Exercise directions
Your task is to reproduce word for word the lines running from the line containing "Output the LaTeX" to the line containing "(0,0) rectangle (1230,612);", inclusive. Nothing else belongs in the answer.

Extracted data
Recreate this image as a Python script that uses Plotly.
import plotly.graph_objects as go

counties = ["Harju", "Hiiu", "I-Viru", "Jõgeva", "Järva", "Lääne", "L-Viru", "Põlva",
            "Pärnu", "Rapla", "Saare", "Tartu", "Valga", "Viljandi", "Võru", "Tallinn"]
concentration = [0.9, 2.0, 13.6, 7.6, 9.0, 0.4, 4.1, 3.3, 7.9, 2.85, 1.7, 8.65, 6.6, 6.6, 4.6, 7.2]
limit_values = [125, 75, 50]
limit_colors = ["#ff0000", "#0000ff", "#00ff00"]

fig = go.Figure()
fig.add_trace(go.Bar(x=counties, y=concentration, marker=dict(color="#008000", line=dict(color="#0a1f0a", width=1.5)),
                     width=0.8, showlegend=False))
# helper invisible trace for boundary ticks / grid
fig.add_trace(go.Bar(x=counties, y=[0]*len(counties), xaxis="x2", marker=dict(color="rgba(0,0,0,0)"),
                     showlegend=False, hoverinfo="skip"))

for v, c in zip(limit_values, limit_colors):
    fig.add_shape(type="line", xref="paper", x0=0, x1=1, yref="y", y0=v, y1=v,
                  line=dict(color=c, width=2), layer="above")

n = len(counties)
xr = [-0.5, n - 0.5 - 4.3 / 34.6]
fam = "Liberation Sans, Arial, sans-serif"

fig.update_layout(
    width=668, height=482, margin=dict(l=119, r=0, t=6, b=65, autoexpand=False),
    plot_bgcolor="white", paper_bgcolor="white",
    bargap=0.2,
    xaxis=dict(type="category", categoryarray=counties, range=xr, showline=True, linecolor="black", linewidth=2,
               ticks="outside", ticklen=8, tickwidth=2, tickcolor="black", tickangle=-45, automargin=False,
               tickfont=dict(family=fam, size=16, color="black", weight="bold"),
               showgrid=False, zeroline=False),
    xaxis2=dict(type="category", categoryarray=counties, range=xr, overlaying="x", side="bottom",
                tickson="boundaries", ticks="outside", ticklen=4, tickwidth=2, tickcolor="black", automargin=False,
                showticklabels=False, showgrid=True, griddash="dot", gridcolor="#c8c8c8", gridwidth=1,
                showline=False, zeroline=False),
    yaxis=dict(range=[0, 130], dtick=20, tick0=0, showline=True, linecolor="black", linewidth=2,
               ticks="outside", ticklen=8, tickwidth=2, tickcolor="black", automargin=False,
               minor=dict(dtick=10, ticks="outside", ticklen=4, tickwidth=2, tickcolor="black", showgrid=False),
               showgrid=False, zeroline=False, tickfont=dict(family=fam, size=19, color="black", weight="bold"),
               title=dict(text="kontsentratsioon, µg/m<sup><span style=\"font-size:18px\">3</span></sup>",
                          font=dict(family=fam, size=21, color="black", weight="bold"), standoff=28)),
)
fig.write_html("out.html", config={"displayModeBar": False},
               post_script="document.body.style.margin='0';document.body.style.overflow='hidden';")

--

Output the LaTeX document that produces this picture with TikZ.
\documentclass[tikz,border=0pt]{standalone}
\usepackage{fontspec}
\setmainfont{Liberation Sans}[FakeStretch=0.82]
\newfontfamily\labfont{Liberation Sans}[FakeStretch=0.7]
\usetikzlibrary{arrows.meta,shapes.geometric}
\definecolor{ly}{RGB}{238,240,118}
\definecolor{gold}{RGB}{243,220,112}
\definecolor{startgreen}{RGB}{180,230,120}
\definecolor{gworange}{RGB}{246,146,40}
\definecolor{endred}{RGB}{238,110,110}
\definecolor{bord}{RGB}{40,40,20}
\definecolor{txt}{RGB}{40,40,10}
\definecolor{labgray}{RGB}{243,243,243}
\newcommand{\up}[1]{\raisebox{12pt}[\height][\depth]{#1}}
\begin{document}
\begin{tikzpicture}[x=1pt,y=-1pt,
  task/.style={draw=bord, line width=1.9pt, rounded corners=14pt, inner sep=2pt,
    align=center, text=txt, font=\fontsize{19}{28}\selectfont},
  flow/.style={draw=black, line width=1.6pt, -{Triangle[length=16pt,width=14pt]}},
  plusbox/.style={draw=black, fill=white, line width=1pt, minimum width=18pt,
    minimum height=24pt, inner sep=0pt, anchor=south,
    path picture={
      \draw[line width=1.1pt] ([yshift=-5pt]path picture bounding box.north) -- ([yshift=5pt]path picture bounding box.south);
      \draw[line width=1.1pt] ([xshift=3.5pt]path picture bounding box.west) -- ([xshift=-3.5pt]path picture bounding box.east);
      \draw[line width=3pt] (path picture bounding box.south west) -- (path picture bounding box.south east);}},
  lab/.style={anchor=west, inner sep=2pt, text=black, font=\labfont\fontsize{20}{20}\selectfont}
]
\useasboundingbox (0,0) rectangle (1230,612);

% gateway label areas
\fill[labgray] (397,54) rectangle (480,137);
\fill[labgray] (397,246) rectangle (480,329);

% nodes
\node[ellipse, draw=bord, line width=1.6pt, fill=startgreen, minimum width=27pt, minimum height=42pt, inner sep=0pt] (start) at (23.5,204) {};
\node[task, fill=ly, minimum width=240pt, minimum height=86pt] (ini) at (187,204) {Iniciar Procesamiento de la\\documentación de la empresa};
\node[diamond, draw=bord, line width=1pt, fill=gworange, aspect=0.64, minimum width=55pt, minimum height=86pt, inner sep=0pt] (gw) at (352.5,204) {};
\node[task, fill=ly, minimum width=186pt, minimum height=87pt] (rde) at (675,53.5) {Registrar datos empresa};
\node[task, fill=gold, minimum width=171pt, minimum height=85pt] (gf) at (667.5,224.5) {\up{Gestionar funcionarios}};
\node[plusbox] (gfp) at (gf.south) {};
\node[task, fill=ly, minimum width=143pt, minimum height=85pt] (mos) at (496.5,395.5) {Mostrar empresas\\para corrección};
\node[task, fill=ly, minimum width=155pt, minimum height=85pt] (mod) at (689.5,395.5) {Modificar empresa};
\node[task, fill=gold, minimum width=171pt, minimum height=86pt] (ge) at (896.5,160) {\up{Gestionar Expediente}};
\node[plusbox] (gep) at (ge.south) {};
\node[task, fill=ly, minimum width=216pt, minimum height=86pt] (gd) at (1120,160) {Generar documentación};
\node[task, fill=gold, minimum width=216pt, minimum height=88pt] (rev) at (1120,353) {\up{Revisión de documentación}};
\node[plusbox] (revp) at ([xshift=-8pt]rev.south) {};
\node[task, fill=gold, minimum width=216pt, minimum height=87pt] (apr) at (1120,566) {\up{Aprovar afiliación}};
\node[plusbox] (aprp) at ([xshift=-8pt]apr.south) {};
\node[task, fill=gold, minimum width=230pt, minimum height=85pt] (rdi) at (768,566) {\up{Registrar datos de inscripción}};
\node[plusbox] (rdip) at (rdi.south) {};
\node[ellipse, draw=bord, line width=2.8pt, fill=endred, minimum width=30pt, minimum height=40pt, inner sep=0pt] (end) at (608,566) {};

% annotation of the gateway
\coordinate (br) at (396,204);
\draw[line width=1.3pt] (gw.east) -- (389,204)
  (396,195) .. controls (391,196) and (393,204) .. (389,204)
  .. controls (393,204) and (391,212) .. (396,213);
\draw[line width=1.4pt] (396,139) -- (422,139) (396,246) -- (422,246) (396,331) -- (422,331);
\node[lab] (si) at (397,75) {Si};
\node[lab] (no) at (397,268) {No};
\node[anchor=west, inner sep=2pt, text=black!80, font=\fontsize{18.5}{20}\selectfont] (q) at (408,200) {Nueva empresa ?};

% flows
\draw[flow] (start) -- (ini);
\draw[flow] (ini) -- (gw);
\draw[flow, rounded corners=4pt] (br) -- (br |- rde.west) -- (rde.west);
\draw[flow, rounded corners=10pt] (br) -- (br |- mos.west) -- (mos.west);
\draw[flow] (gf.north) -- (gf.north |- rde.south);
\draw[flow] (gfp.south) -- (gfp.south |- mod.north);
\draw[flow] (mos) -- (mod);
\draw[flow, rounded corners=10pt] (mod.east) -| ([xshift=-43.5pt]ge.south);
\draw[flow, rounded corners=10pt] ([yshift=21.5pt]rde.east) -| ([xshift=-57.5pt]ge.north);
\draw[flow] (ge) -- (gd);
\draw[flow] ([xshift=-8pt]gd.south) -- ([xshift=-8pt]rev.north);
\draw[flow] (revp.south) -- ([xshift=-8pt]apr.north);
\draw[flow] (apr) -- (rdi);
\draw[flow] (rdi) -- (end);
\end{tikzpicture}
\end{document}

Full solution
Output the LaTeX document that produces this picture with TikZ.
\documentclass[tikz,border=0pt]{standalone}
\usepackage{fontspec}
\setmainfont{Liberation Sans}[FakeStretch=0.82]
\newfontfamily\labfont{Liberation Sans}[FakeStretch=0.7]
\usetikzlibrary{arrows.meta,shapes.geometric}
\definecolor{ly}{RGB}{238,240,118}
\definecolor{gold}{RGB}{243,220,112}
\definecolor{startgreen}{RGB}{180,230,120}
\definecolor{gworange}{RGB}{246,146,40}
\definecolor{endred}{RGB}{238,110,110}
\definecolor{bord}{RGB}{40,40,20}
\definecolor{txt}{RGB}{40,40,10}
\definecolor{labgray}{RGB}{243,243,243}
\newcommand{\up}[1]{\raisebox{12pt}[\height][\depth]{#1}}
\begin{document}
\begin{tikzpicture}[x=1pt,y=-1pt,
  task/.style={draw=bord, line width=1.9pt, rounded corners=14pt, inner sep=2pt,
    align=center, text=txt, font=\fontsize{19}{28}\selectfont},
  flow/.style={draw=black, line width=1.6pt, -{Triangle[length=16pt,width=14pt]}},
  plusbox/.style={draw=black, fill=white, line width=1pt, minimum width=18pt,
    minimum height=24pt, inner sep=0pt, anchor=south,
    path picture={
      \draw[line width=1.1pt] ([yshift=-5pt]path picture bounding box.north) -- ([yshift=5pt]path picture bounding box.south);
      \draw[line width=1.1pt] ([xshift=3.5pt]path picture bounding box.west) -- ([xshift=-3.5pt]path picture bounding box.east);
      \draw[line width=3pt] (path picture bounding box.south west) -- (path picture bounding box.south east);}},
  lab/.style={anchor=west, inner sep=2pt, text=black, font=\labfont\fontsize{20}{20}\selectfont}
]
\useasboundingbox (0,0) rectangle (1230,612);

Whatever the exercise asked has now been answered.